▸ Exercise details: Print word for word the first line of the listing below and every line after it, through the line with "import plotly.graph_objects as go". Leave out the pictures and the rest.

________

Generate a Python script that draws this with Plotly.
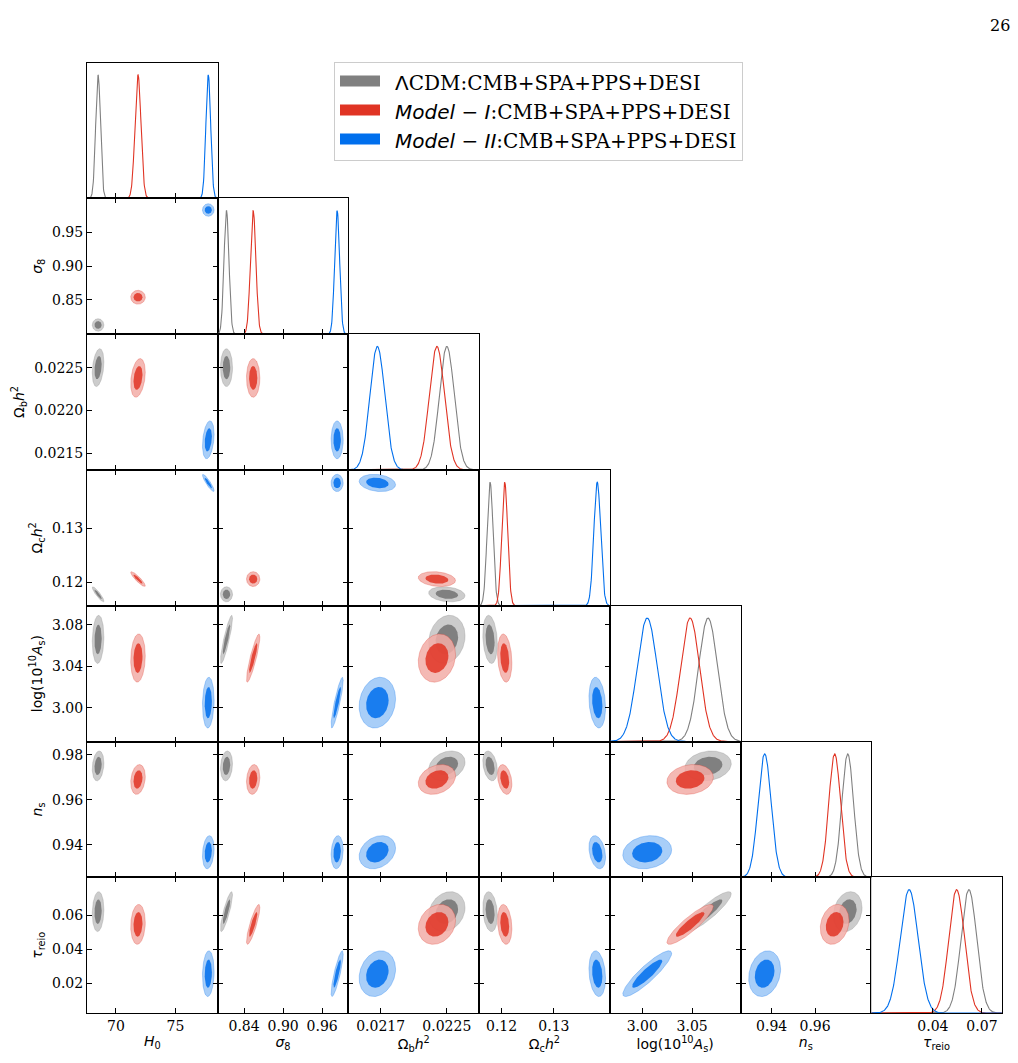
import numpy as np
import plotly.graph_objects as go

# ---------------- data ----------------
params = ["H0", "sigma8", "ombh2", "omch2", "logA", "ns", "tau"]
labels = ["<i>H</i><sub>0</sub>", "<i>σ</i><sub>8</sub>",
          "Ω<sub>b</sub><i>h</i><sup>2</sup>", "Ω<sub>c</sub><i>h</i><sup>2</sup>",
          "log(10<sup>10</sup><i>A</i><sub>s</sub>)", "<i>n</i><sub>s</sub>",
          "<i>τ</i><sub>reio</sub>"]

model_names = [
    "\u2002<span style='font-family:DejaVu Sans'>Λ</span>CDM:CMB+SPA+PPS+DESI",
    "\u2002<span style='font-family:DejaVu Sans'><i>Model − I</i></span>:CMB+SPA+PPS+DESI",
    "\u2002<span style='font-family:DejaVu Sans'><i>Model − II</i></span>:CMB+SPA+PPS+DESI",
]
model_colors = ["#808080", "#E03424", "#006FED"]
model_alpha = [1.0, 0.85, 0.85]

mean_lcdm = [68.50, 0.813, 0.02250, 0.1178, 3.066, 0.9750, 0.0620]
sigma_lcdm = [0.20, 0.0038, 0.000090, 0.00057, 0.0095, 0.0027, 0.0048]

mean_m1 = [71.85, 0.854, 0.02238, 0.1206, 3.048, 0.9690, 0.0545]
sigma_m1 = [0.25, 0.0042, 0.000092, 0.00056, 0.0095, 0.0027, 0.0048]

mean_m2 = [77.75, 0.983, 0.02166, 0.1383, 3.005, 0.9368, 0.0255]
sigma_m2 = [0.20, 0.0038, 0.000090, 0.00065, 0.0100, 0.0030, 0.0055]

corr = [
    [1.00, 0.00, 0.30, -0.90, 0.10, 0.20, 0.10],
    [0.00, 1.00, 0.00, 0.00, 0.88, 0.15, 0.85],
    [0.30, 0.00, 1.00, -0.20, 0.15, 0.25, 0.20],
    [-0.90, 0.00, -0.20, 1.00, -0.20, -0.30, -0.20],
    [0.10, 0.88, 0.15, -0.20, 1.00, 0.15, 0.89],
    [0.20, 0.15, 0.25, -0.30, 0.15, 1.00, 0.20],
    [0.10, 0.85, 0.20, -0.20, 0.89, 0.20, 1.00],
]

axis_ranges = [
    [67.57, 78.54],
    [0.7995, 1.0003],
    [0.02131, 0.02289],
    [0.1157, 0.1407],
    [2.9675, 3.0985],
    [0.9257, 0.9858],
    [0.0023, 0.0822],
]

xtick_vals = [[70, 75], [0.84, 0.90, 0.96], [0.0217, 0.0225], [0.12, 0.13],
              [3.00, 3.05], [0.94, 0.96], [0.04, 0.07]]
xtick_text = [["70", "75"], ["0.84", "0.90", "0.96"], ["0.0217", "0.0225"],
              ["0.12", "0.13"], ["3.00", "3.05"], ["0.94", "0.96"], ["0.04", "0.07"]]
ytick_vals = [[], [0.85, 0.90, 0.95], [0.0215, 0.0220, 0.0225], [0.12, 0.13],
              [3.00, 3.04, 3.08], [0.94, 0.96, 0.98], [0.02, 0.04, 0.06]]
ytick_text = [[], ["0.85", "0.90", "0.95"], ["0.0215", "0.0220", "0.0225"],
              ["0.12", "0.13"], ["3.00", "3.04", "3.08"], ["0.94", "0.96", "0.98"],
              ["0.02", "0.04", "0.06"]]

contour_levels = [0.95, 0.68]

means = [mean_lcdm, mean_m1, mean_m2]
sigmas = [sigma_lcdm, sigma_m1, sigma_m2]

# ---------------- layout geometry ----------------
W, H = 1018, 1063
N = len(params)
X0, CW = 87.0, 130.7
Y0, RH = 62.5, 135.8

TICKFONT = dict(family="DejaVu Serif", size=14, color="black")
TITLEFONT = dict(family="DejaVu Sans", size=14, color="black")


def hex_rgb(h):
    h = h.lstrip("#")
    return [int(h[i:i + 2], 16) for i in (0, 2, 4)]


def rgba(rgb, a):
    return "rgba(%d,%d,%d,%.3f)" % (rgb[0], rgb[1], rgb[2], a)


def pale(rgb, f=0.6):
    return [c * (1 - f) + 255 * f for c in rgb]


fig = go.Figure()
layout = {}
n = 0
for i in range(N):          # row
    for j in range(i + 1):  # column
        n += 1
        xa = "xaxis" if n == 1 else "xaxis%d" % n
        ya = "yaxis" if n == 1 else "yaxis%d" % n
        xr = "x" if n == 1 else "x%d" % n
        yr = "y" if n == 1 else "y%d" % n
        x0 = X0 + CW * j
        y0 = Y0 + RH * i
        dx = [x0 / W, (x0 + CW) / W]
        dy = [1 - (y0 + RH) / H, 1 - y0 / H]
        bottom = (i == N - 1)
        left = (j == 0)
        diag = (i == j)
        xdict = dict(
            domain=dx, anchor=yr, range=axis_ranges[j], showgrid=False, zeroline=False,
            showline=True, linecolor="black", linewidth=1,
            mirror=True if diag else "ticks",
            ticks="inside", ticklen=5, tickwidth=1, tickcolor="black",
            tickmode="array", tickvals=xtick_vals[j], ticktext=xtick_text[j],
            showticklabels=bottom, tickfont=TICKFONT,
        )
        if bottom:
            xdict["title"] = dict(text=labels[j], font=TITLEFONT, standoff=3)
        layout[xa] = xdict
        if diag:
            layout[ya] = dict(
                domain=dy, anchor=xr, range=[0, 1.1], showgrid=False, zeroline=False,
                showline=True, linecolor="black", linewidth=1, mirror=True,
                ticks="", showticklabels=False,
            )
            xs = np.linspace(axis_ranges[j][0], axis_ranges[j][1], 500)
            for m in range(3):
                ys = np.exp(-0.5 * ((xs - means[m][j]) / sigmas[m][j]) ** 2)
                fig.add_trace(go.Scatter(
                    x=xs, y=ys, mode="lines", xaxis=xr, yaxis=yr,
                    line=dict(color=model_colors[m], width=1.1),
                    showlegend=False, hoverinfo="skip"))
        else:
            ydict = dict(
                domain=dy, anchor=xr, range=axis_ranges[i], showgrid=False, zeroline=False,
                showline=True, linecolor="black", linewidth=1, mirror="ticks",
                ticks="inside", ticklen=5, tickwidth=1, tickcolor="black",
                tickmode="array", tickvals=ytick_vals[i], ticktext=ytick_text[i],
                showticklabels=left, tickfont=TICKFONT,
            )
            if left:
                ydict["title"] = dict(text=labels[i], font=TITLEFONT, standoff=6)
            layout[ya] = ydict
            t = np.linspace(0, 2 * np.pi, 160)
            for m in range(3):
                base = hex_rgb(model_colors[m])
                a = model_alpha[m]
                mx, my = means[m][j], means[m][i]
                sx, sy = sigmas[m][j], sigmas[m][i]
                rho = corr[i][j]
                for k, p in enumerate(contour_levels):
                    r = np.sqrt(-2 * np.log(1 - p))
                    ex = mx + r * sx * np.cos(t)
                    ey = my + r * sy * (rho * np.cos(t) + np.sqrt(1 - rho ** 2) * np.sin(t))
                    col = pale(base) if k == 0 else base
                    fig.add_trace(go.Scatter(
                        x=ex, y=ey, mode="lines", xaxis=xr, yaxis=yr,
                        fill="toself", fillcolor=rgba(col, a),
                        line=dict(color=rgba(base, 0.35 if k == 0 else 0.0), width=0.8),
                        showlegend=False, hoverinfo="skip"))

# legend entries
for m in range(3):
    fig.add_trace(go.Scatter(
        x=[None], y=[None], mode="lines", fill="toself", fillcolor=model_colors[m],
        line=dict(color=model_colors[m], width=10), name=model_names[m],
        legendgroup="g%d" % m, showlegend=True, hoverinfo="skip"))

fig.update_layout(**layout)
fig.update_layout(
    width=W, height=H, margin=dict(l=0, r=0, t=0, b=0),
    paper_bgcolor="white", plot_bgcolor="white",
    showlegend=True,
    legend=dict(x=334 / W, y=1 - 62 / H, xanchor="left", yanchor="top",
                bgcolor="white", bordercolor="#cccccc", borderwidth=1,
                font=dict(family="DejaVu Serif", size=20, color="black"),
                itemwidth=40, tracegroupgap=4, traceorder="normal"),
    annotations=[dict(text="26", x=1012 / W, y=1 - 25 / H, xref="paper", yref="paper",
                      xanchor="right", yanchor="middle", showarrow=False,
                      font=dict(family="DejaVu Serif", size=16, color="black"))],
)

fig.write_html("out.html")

________

▸ The response:
Generate a Python script that draws this with Plotly.
import numpy as np
import plotly.graph_objects as go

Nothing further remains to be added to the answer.